--- START MATERIAL PROVIDED ---

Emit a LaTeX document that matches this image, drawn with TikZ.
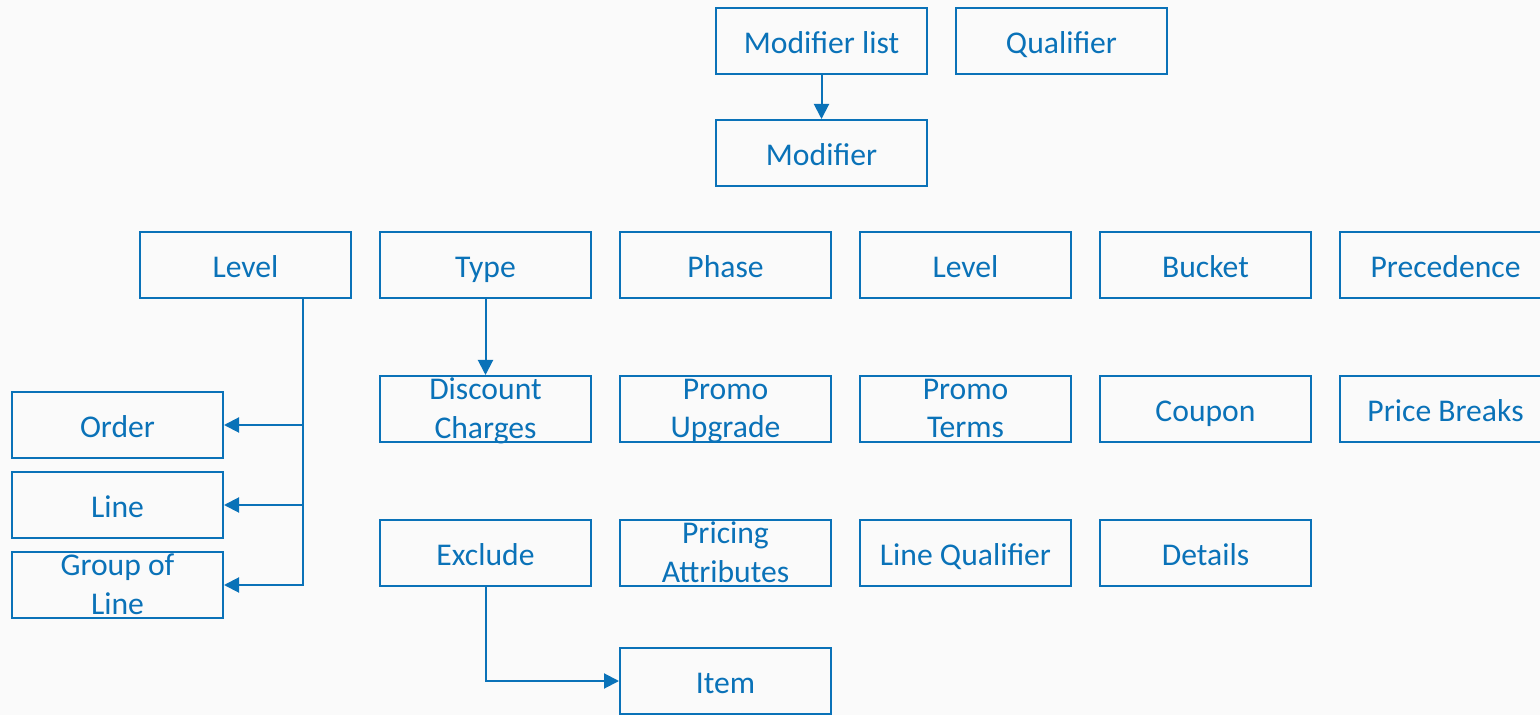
\documentclass[tikz,border=0pt]{standalone}
\usepackage{fontspec}
\setmainfont{Carlito}
\usetikzlibrary{positioning}
\usetikzlibrary{arrows.meta}

\begin{document}
\begin{tikzpicture}[line width = 0.04cm,
  caption/.style = {text = frame, inner sep = 0pt, align = center, font = \fontsize{18}{22}\selectfont, execute at begin node = \strut, execute at end node = \strut},
  box/.style = {draw = frame, minimum width = 4.22cm, minimum height = 1.32cm, inner sep = 0pt, label = {[caption, yshift = -0.1cm]center:#1}},
  link/.style = {draw = frame, -{Triangle[length = 0.3cm, width = 0.3cm]}}]
\definecolor{frame}{HTML}{0A72B8}
\definecolor{paper}{HTML}{FAFAFA}

\useasboundingbox (0, 0) rectangle (30.8, -14.3);
\fill[paper] (0, 0) rectangle (30.8, -14.3);

% top
\node[box = {Modifier list}] (ModList) at (16.43, -0.82) {};
\node[box = Qualifier] (Qualifier) at (21.23, -0.82) {};
\node[box = Modifier] (Modifier) at (16.43, -3.06) {};

% attributes of a modifier
\node[box = Level] (Level) at (4.91, -5.30) {};
\node[box = Type] (Type) at (9.71, -5.30) {};
\node[box = Phase] (Phase) at (14.51, -5.30) {};
\node[box = Level] (Level2) at (19.31, -5.30) {};
\node[box = Bucket] (Bucket) at (24.11, -5.30) {};
\node[box = Precedence] (Precedence) at (28.91, -5.30) {};

\node[box = {Discount\\Charges}] (Discount) at (9.71, -8.18) {};
\node[box = {Promo\\Upgrade}] (Upgrade) at (14.51, -8.18) {};
\node[box = {Promo\\Terms}] (Terms) at (19.31, -8.18) {};
\node[box = Coupon] (Coupon) at (24.11, -8.18) {};
\node[box = {Price Breaks}] (Breaks) at (28.91, -8.18) {};

\node[box = Exclude] (Exclude) at (9.71, -11.06) {};
\node[box = {Pricing\\Attributes}] (Pricing) at (14.51, -11.06) {};
\node[box = {Line Qualifier}] (LineQual) at (19.31, -11.06) {};
\node[box = Details] (Details) at (24.11, -11.06) {};

\node[box = Item] (Item) at (14.51, -13.62) {};

% levels
\node[box = Order] (Order) at (2.35, -8.50) {};
\node[box = Line] (Line) at (2.35, -10.10) {};
\node[box = {Group of\\Line}] (Group) at (2.35, -11.70) {};

\coordinate (lvl) at ([xshift = 1.15cm]Level.south);

\draw[link] (ModList) -- (Modifier);
\draw[link] (Type) -- (Discount);
\foreach \lv in {Order, Line, Group} \draw[link] (lvl) |- (\lv);
\draw[link] (Exclude) |- (Item);
\end{tikzpicture}
\end{document}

--- END MATERIAL PROVIDED ---

TASK BRIEF: Write out each line again precisely as it appears, skipping every picture.

PROBLEM SOLUTION:
Emit a LaTeX document that matches this image, drawn with TikZ.
\documentclass[tikz,border=0pt]{standalone}
\usepackage{fontspec}
\setmainfont{Carlito}
\usetikzlibrary{positioning}
\usetikzlibrary{arrows.meta}

\begin{document}
\begin{tikzpicture}[line width = 0.04cm,
  caption/.style = {text = frame, inner sep = 0pt, align = center, font = \fontsize{18}{22}\selectfont, execute at begin node = \strut, execute at end node = \strut},
  box/.style = {draw = frame, minimum width = 4.22cm, minimum height = 1.32cm, inner sep = 0pt, label = {[caption, yshift = -0.1cm]center:#1}},
  link/.style = {draw = frame, -{Triangle[length = 0.3cm, width = 0.3cm]}}]
\definecolor{frame}{HTML}{0A72B8}
\definecolor{paper}{HTML}{FAFAFA}

\useasboundingbox (0, 0) rectangle (30.8, -14.3);
\fill[paper] (0, 0) rectangle (30.8, -14.3);

% top
\node[box = {Modifier list}] (ModList) at (16.43, -0.82) {};
\node[box = Qualifier] (Qualifier) at (21.23, -0.82) {};
\node[box = Modifier] (Modifier) at (16.43, -3.06) {};

% attributes of a modifier
\node[box = Level] (Level) at (4.91, -5.30) {};
\node[box = Type] (Type) at (9.71, -5.30) {};
\node[box = Phase] (Phase) at (14.51, -5.30) {};
\node[box = Level] (Level2) at (19.31, -5.30) {};
\node[box = Bucket] (Bucket) at (24.11, -5.30) {};
\node[box = Precedence] (Precedence) at (28.91, -5.30) {};

\node[box = {Discount\\Charges}] (Discount) at (9.71, -8.18) {};
\node[box = {Promo\\Upgrade}] (Upgrade) at (14.51, -8.18) {};
\node[box = {Promo\\Terms}] (Terms) at (19.31, -8.18) {};
\node[box = Coupon] (Coupon) at (24.11, -8.18) {};
\node[box = {Price Breaks}] (Breaks) at (28.91, -8.18) {};

\node[box = Exclude] (Exclude) at (9.71, -11.06) {};
\node[box = {Pricing\\Attributes}] (Pricing) at (14.51, -11.06) {};
\node[box = {Line Qualifier}] (LineQual) at (19.31, -11.06) {};
\node[box = Details] (Details) at (24.11, -11.06) {};

\node[box = Item] (Item) at (14.51, -13.62) {};

% levels
\node[box = Order] (Order) at (2.35, -8.50) {};
\node[box = Line] (Line) at (2.35, -10.10) {};
\node[box = {Group of\\Line}] (Group) at (2.35, -11.70) {};

\coordinate (lvl) at ([xshift = 1.15cm]Level.south);

\draw[link] (ModList) -- (Modifier);
\draw[link] (Type) -- (Discount);
\foreach \lv in {Order, Line, Group} \draw[link] (lvl) |- (\lv);
\draw[link] (Exclude) |- (Item);
\end{tikzpicture}
\end{document}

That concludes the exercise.